Each day that Maitland Jones lit a fire to brew his tea, he also ignited critical thinking and creative problem-solving skills in his pupils, challenging and inspiring generations of pre-medical students. He is singlehandedly responsible for putting me on the physician-scientist career path that I have been pursuing for three-and-a-half decades since, as a physician, scientist, and teacher. Whether organic chemistry is a “rite of passage” for becoming a doctor may be debatable, but the capacity to confront a formidable puzzle with the tools he provided, and then discover that you can independently solve it through a series of transformations to arrive at point Z from point A, represents the critical thought process — under time-pressure no less — that is essential both to succeeding in his class and to doctoring.
As chair of admissions for the Harvard/MIT MD-PhD program for 10 years, I have read thousands of medical school applications. A clunker grade in any one premedical course requirement has little to no effect on the outcome of a holistic review. In fact, the process of failing, learning from failure, persisting, and ultimately persevering represents the very grit and resilience that I seek in medical school applicants. Perhaps we should worry more about that “perfect” student who has never achieved anything less than an A, who will for the first time experience the inevitable failure that comes with pursuing discovery research or trying to cure an incurable patient. In those contexts, the formula of maximal effort in yields a guaranteed successful outcome simply does not apply. When the majority of experiments in the laboratory do not work, because after all you are seeking to find something brand new, critical thinking and creative problem-solving are the only means of moving from darkness to light. When you give everything you have got, blood-sweat-and-tears, to save a child’s life — such as in my profession as a pediatric oncologist — but your tireless efforts are ultimately not enough, you do not call it quits. You learn everything you can from that patient in the hopes of saving the next one.
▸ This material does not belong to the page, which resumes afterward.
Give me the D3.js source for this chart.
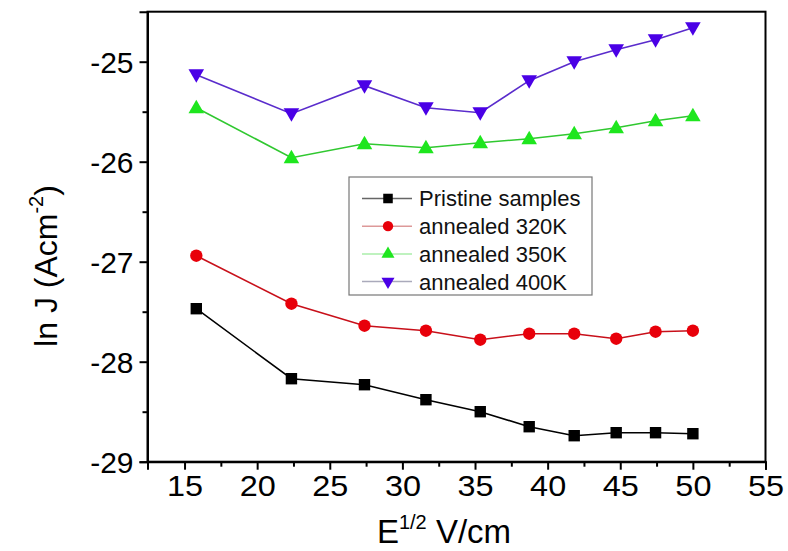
<!DOCTYPE html>
<html><head><meta charset="utf-8">
<script src="https://cdn.jsdelivr.net/npm/d3@7"></script>
<style>body{margin:0;background:#fff}svg{display:block}text{font-family:"Liberation Sans",Arial,sans-serif}</style>
</head><body>
<svg id="c" width="788" height="551"></svg>
<script>
const xValues = [15.81, 22.36, 27.39, 31.62, 35.36, 38.73, 41.83, 44.72, 47.43, 50.0];
const pristine = [-27.47, -28.17, -28.23, -28.38, -28.50, -28.65, -28.74, -28.71, -28.71, -28.72];
const annealed320 = [-26.94, -27.42, -27.64, -27.69, -27.78, -27.72, -27.72, -27.77, -27.70, -27.69];
const annealed350 = [-25.46, -25.96, -25.82, -25.86, -25.81, -25.77, -25.72, -25.66, -25.59, -25.54];
const annealed400 = [-25.13, -25.52, -25.24, -25.46, -25.51, -25.19, -25.00, -24.88, -24.78, -24.66];
const seriesNames = ["Pristine samples", "annealed 320K", "annealed 350K", "annealed 400K"];
const xTicks = [15, 20, 25, 30, 35, 40, 45, 50, 55];
const yTicks = [-29, -28, -27, -26, -25];

const svg = d3.select("#c");
const L = 147.5, R = 765.5, T = 11.7, B = 461.7;
const x = d3.scaleLinear().domain([12.45, 55]).range([L, R]);
const y = d3.scaleLinear().domain([-29, -24.5]).range([B, T]);

const series = [
  {name: seriesNames[0], v: pristine, line: "#000", fill: "#000", sym: d3.symbolSquare, size: 130, leg: "#666"},
  {name: seriesNames[1], v: annealed320, line: "#c8101a", fill: "#e8000a", sym: d3.symbolCircle, size: 120, leg: "#d99"},
  {name: seriesNames[2], v: annealed350, line: "#30c830", fill: "#1ee61e", sym: d3.symbolTriangle, size: 105, leg: "#aea"},
  {name: seriesNames[3], v: annealed400, line: "#5a2ccc", fill: "#4a00e6", sym: d3.symbolTriangle, size: 105, down: true, leg: "#aab"}
];

const lineGen = d3.line().x(d => x(d[0])).y(d => y(d[1]));
series.forEach(s => {
  const pts = xValues.map((xv, i) => [xv, s.v[i]]);
  svg.append("path").attr("d", lineGen(pts)).attr("fill", "none")
    .attr("stroke", s.line).attr("stroke-width", 1.6);
  svg.append("g").selectAll("path").data(pts).join("path")
    .attr("d", d3.symbol().type(s.sym).size(s.size))
    .attr("transform", d => `translate(${x(d[0])},${y(d[1]) + (s.sym === d3.symbolTriangle ? (s.down ? -1 : 1) : 0)})` + (s.down ? " rotate(180)" : ""))
    .attr("fill", s.fill);
});

// frame
svg.append("rect").attr("x", L).attr("y", T).attr("width", R - L).attr("height", B - T)
  .attr("fill", "none").attr("stroke", "#000").attr("stroke-width", 2);

// axes
const xAxis = svg.append("g").attr("transform", `translate(0,${B})`)
  .call(d3.axisBottom(x).tickValues(xTicks).tickSize(8).tickPadding(5).tickFormat(d3.format("d")));
svg.append("g").attr("transform", `translate(0,${B})`)
  .call(d3.axisBottom(x).tickValues(d3.range(17.5, 55, 5)).tickSize(5).tickFormat(""))
  .call(g => g.select(".domain").remove());
const yAxis = svg.append("g").attr("transform", `translate(${L},0)`)
  .call(d3.axisLeft(y).tickValues(yTicks).tickSize(8).tickPadding(6).tickFormat(d => d3.format("d")(d).replace("−", "-")));
svg.append("g").attr("transform", `translate(${L},0)`)
  .call(d3.axisLeft(y).tickValues([-28.5, -27.5, -26.5, -25.5]).tickSize(5).tickFormat(""))
  .call(g => g.select(".domain").remove());
svg.selectAll(".domain").attr("stroke-width", 2);
svg.selectAll(".tick line").attr("stroke-width", 2);
xAxis.selectAll("text").attr("font-size", 30).attr("font-family", "Liberation Sans, Arial").attr("fill", "#000")
  .attr("transform", "scale(1.08,1)");
yAxis.selectAll("text").attr("font-size", 30).attr("font-family", "Liberation Sans, Arial").attr("fill", "#000")
  .attr("dy", "0.36em");

// axis titles
const xt = svg.append("text").attr("x", 444).attr("y", 543).attr("text-anchor", "middle")
  .attr("font-size", 33).attr("fill", "#000");
xt.append("tspan").text("E");
xt.append("tspan").attr("font-size", 20).attr("dy", -14).text("1/2");
xt.append("tspan").attr("dy", 14).text(" V/cm");

const yt = svg.append("text").attr("transform", "translate(57,266) rotate(-90)").attr("text-anchor", "middle")
  .attr("font-size", 32).attr("fill", "#000");
yt.append("tspan").text("ln J (Acm");
yt.append("tspan").attr("font-size", 20).attr("dy", -14).text("-2");
yt.append("tspan").attr("dy", 14).text(")");

// legend
const lg = svg.append("g");
lg.append("rect").attr("x", 349).attr("y", 177).attr("width", 243).attr("height", 118)
  .attr("fill", "#fff").attr("stroke", "#777").attr("stroke-width", 1.2);
series.forEach((s, i) => {
  const cy = 198.5 + i * 27.7;
  lg.append("line").attr("x1", 362).attr("x2", 412).attr("y1", cy).attr("y2", cy)
    .attr("stroke", s.leg).attr("stroke-width", 1.5);
  lg.append("path").attr("d", d3.symbol().type(s.sym).size(s.size * 0.7))
    .attr("transform", `translate(388,${cy})` + (s.down ? " rotate(180)" : ""))
    .attr("fill", s.fill);
  lg.append("text").attr("x", 419).attr("y", cy).attr("dy", "0.36em")
    .attr("font-size", 22).attr("fill", "#111").text(s.name);
});
</script>
</body></html>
Our American culture values, if not worships, the “greatests-of-all-time,” whether Serena Williams in tennis, Tom Brady in football, Muhammad Ali in boxing, Michael Jordan in basketball, or Simone Biles in gymnastics. Maitland Jones is, by every measure, the GOAT in teaching organic chemistry. If there was a Nobel Prize in Chemistry for teaching, he would be a clear winner. He has dedicated his life to it, nearly 60 years of teaching organic chemistry. Think about how remarkable that type of dedication is and the thousands upon thousands of students he has educated over those decades. Yes, he has high standards (thank goodness), and yes, organic chemistry is not for everyone. But a bad grade in his course can only preclude you from becoming a physician if you let it. Courses can be retaken to demonstrate mastery, whether during the regular school year or over the summer. I’m not sure I would want anyone taking care of me or my family who gives up that easily when confronted by adversity. Pursuing science and medicine is about leaving no stone unturned to uncover the answer to a profound scientific question or the antidote to an otherwise fatal disease. So, to Maitland Jones, I say thank you for setting such a high bar for your students, and shame on those who summarily fired you for being exacting. I, like countless others, will never forget you or your magnificent organic chemistry lessons, which changed our lives. Your legacy is felt by every patient we treat and every student we inspire.